**Exercise**
Please transcribe the data that follows without the pictures, keeping every word the same.

**Collected data**

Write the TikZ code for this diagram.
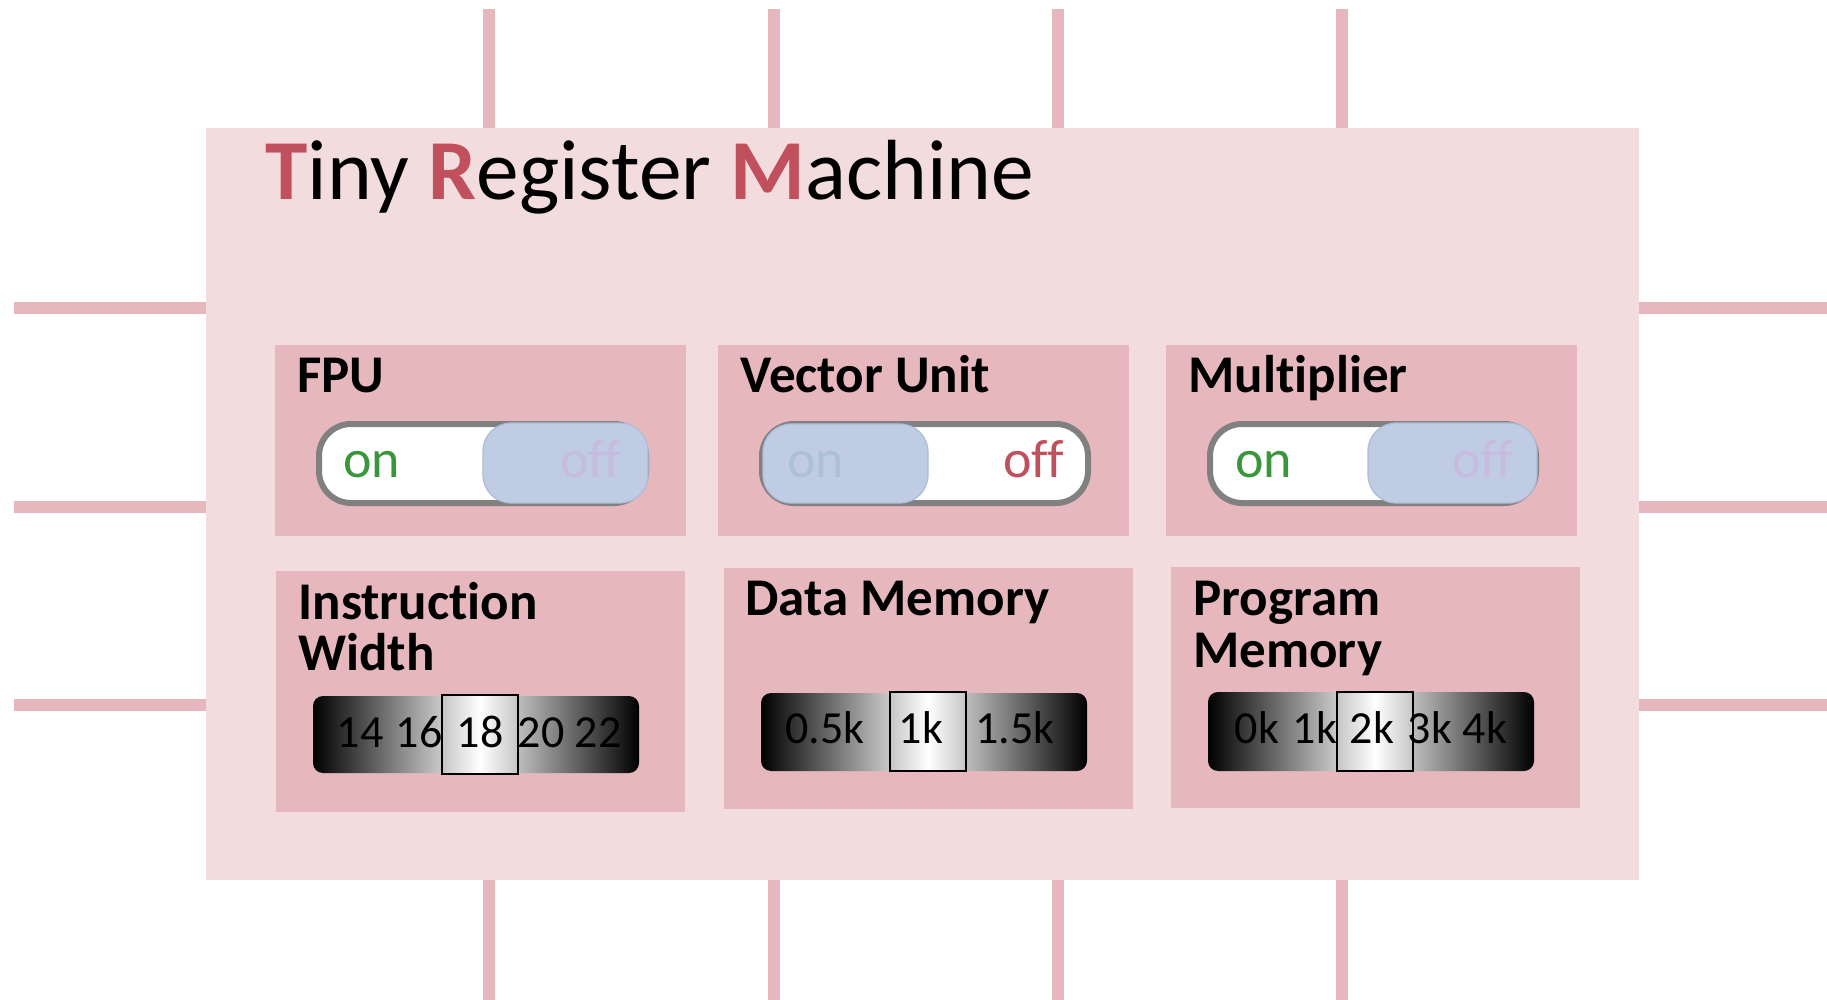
\documentclass[tikz,border=0pt]{standalone}
\usepackage{fontspec}
\setmainfont{Carlito}[Ligatures={NoCommon}]

\definecolor{pinpink}{RGB}{230,184,190}
\definecolor{boardpink}{RGB}{242,220,222}
\definecolor{panelpink}{RGB}{230,183,189}
\definecolor{accentred}{RGB}{192,80,92}
\definecolor{ongreen}{RGB}{58,150,60}
\definecolor{knobblue}{RGB}{191,204,228}
\definecolor{knobedge}{RGB}{172,188,216}
\definecolor{fadedoff}{RGB}{198,188,224}
\definecolor{fadedon}{RGB}{172,194,212}
\definecolor{rimgray}{RGB}{128,128,128}

\tikzset{
  pinline/.style={draw=pinpink, line width=6pt},
  panel/.style={fill=panelpink},
  rim/.style={draw=rimgray, line width=3pt, fill=white, rounded corners=16pt},
  knob/.style={fill=knobblue, draw=knobedge, line width=0.6pt, rounded corners=14pt},
  bar/.style={left color=black, right color=black, middle color=white, rounded corners=5pt},
  thumb/.style={left color=gray!45, right color=gray!45, middle color=white, draw=black, line width=0.8pt},
  txt/.style={inner sep=0pt, anchor=base west},
  ctxt/.style={inner sep=0pt, anchor=base},
  paneltitle/.style={txt, font=\fontsize{26.5}{30}\selectfont\bfseries},
  switchtxt/.style={txt, font=\fontsize{27}{32}\selectfont},
  ticktxt/.style={ctxt, font=\fontsize{23}{28}\selectfont},
}

\begin{document}
\begin{tikzpicture}[x=0.5pt, y=-0.5pt]
  \useasboundingbox (0,0) rectangle (1827,1000);

  % pins of the chip
  \foreach \px [count=\i] in {489,774,1058,1342} {
    \coordinate (pt\i) at (\px,9);
    \coordinate (pb\i) at (\px,1000);
    \draw[pinline] (pt\i) -- (pb\i);
  }
  \foreach \py [count=\i] in {308,507,705} {
    \coordinate (pl\i) at (14,\py);
    \coordinate (pr\i) at (1827,\py);
    \draw[pinline] (pl\i) -- (pr\i);
  }

  % chip body
  \fill[boardpink] (206,128) rectangle (1639,880);

  % title
  \node[txt, font=\fontsize{42.7}{50}\selectfont] (title) at (265,200)
    {{\bfseries\color{accentred}T}iny {\bfseries\color{accentred}R}egister {\bfseries\color{accentred}M}achine};

  % option panels
  \fill[panel] (275,345) rectangle (686,536);
  \fill[panel] (718,345) rectangle (1129,536);
  \fill[panel] (1166,345) rectangle (1577,536);
  \fill[panel] (276,571) rectangle (685,812);
  \fill[panel] (724,568) rectangle (1133,809);
  \fill[panel] (1171,567) rectangle (1580,808);

  \node[paneltitle] (tfpu) at (297,393) {FPU};
  \node[paneltitle] (tvec) at (740,393) {Vector Unit};
  \node[paneltitle] (tmul) at (1188,393) {Multiplier};
  \node[paneltitle] (tiw1) at (298,619) {Instruction};
  \node[paneltitle] (tiw2) at (298,670) {Width};
  \node[paneltitle] (tdm) at (745,615) {Data Memory};
  \node[paneltitle] (tpm1) at (1193,615) {Program};
  \node[paneltitle] (tpm2) at (1193,667) {Memory};

  % FPU switch: on
  \draw[rim] (319,424) rectangle (646,503);
  \node[switchtxt, text=ongreen] (fpuon) at (343,477) {on};
  \draw[knob] (483,423) rectangle (648,503);
  \node[switchtxt, text=fadedoff] (fpuoff) at (560,477) {off};

  % Vector unit switch: off
  \draw[rim] (762,424) rectangle (1088,503);
  \node[switchtxt, text=accentred] (vecoff) at (1003,477) {off};
  \draw[knob] (763,424) rectangle (928,503);
  \node[switchtxt, text=fadedon] (vecon) at (787,477) {on};

  % Multiplier switch: on
  \draw[rim] (1210,424) rectangle (1536,503);
  \node[switchtxt, text=ongreen] (mulon) at (1235,477) {on};
  \draw[knob] (1368,423) rectangle (1537,503);
  \node[switchtxt, text=fadedoff] (muloff) at (1452,477) {off};

  % instruction width selector
  \shade[bar] (313,696) rectangle (639,773);
  \shade[thumb] (442,695) rectangle (518,774);
  \foreach \t/\cx [count=\i] in {14/360,16/419,18/480,20/541,22/598}
    \node[ticktxt] (iw\i) at (\cx,747) {\t};

  % data memory selector
  \shade[bar] (761,693) rectangle (1087,771);
  \shade[thumb] (890,692) rectangle (966,771);
  \foreach \t/\cx [count=\i] in {0.5k/825,1k/921,1.5k/1015}
    \node[ticktxt] (dm\i) at (\cx,743) {\t};

  % program memory selector
  \shade[bar] (1208,692) rectangle (1534,771);
  \shade[thumb] (1337,692) rectangle (1413,771);
  \foreach \t/\cx [count=\i] in {0k/1257,1k/1315,2k/1372,3k/1430,4k/1485}
    \node[ticktxt] (pm\i) at (\cx,743) {\t};
\end{tikzpicture}
\end{document}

**Task solution**
Write the TikZ code for this diagram.
\documentclass[tikz,border=0pt]{standalone}
\usepackage{fontspec}
\setmainfont{Carlito}[Ligatures={NoCommon}]

\definecolor{pinpink}{RGB}{230,184,190}
\definecolor{boardpink}{RGB}{242,220,222}
\definecolor{panelpink}{RGB}{230,183,189}
\definecolor{accentred}{RGB}{192,80,92}
\definecolor{ongreen}{RGB}{58,150,60}
\definecolor{knobblue}{RGB}{191,204,228}
\definecolor{knobedge}{RGB}{172,188,216}
\definecolor{fadedoff}{RGB}{198,188,224}
\definecolor{fadedon}{RGB}{172,194,212}
\definecolor{rimgray}{RGB}{128,128,128}

\tikzset{
  pinline/.style={draw=pinpink, line width=6pt},
  panel/.style={fill=panelpink},
  rim/.style={draw=rimgray, line width=3pt, fill=white, rounded corners=16pt},
  knob/.style={fill=knobblue, draw=knobedge, line width=0.6pt, rounded corners=14pt},
  bar/.style={left color=black, right color=black, middle color=white, rounded corners=5pt},
  thumb/.style={left color=gray!45, right color=gray!45, middle color=white, draw=black, line width=0.8pt},
  txt/.style={inner sep=0pt, anchor=base west},
  ctxt/.style={inner sep=0pt, anchor=base},
  paneltitle/.style={txt, font=\fontsize{26.5}{30}\selectfont\bfseries},
  switchtxt/.style={txt, font=\fontsize{27}{32}\selectfont},
  ticktxt/.style={ctxt, font=\fontsize{23}{28}\selectfont},
}

\begin{document}
\begin{tikzpicture}[x=0.5pt, y=-0.5pt]
  \useasboundingbox (0,0) rectangle (1827,1000);

  % pins of the chip
  \foreach \px [count=\i] in {489,774,1058,1342} {
    \coordinate (pt\i) at (\px,9);
    \coordinate (pb\i) at (\px,1000);
    \draw[pinline] (pt\i) -- (pb\i);
  }
  \foreach \py [count=\i] in {308,507,705} {
    \coordinate (pl\i) at (14,\py);
    \coordinate (pr\i) at (1827,\py);
    \draw[pinline] (pl\i) -- (pr\i);
  }

  % chip body
  \fill[boardpink] (206,128) rectangle (1639,880);

  % title
  \node[txt, font=\fontsize{42.7}{50}\selectfont] (title) at (265,200)
    {{\bfseries\color{accentred}T}iny {\bfseries\color{accentred}R}egister {\bfseries\color{accentred}M}achine};

  % option panels
  \fill[panel] (275,345) rectangle (686,536);
  \fill[panel] (718,345) rectangle (1129,536);
  \fill[panel] (1166,345) rectangle (1577,536);
  \fill[panel] (276,571) rectangle (685,812);
  \fill[panel] (724,568) rectangle (1133,809);
  \fill[panel] (1171,567) rectangle (1580,808);

  \node[paneltitle] (tfpu) at (297,393) {FPU};
  \node[paneltitle] (tvec) at (740,393) {Vector Unit};
  \node[paneltitle] (tmul) at (1188,393) {Multiplier};
  \node[paneltitle] (tiw1) at (298,619) {Instruction};
  \node[paneltitle] (tiw2) at (298,670) {Width};
  \node[paneltitle] (tdm) at (745,615) {Data Memory};
  \node[paneltitle] (tpm1) at (1193,615) {Program};
  \node[paneltitle] (tpm2) at (1193,667) {Memory};

  % FPU switch: on
  \draw[rim] (319,424) rectangle (646,503);
  \node[switchtxt, text=ongreen] (fpuon) at (343,477) {on};
  \draw[knob] (483,423) rectangle (648,503);
  \node[switchtxt, text=fadedoff] (fpuoff) at (560,477) {off};

  % Vector unit switch: off
  \draw[rim] (762,424) rectangle (1088,503);
  \node[switchtxt, text=accentred] (vecoff) at (1003,477) {off};
  \draw[knob] (763,424) rectangle (928,503);
  \node[switchtxt, text=fadedon] (vecon) at (787,477) {on};

  % Multiplier switch: on
  \draw[rim] (1210,424) rectangle (1536,503);
  \node[switchtxt, text=ongreen] (mulon) at (1235,477) {on};
  \draw[knob] (1368,423) rectangle (1537,503);
  \node[switchtxt, text=fadedoff] (muloff) at (1452,477) {off};

  % instruction width selector
  \shade[bar] (313,696) rectangle (639,773);
  \shade[thumb] (442,695) rectangle (518,774);
  \foreach \t/\cx [count=\i] in {14/360,16/419,18/480,20/541,22/598}
    \node[ticktxt] (iw\i) at (\cx,747) {\t};

  % data memory selector
  \shade[bar] (761,693) rectangle (1087,771);
  \shade[thumb] (890,692) rectangle (966,771);
  \foreach \t/\cx [count=\i] in {0.5k/825,1k/921,1.5k/1015}
    \node[ticktxt] (dm\i) at (\cx,743) {\t};

  % program memory selector
  \shade[bar] (1208,692) rectangle (1534,771);
  \shade[thumb] (1337,692) rectangle (1413,771);
  \foreach \t/\cx [count=\i] in {0k/1257,1k/1315,2k/1372,3k/1430,4k/1485}
    \node[ticktxt] (pm\i) at (\cx,743) {\t};
\end{tikzpicture}
\end{document}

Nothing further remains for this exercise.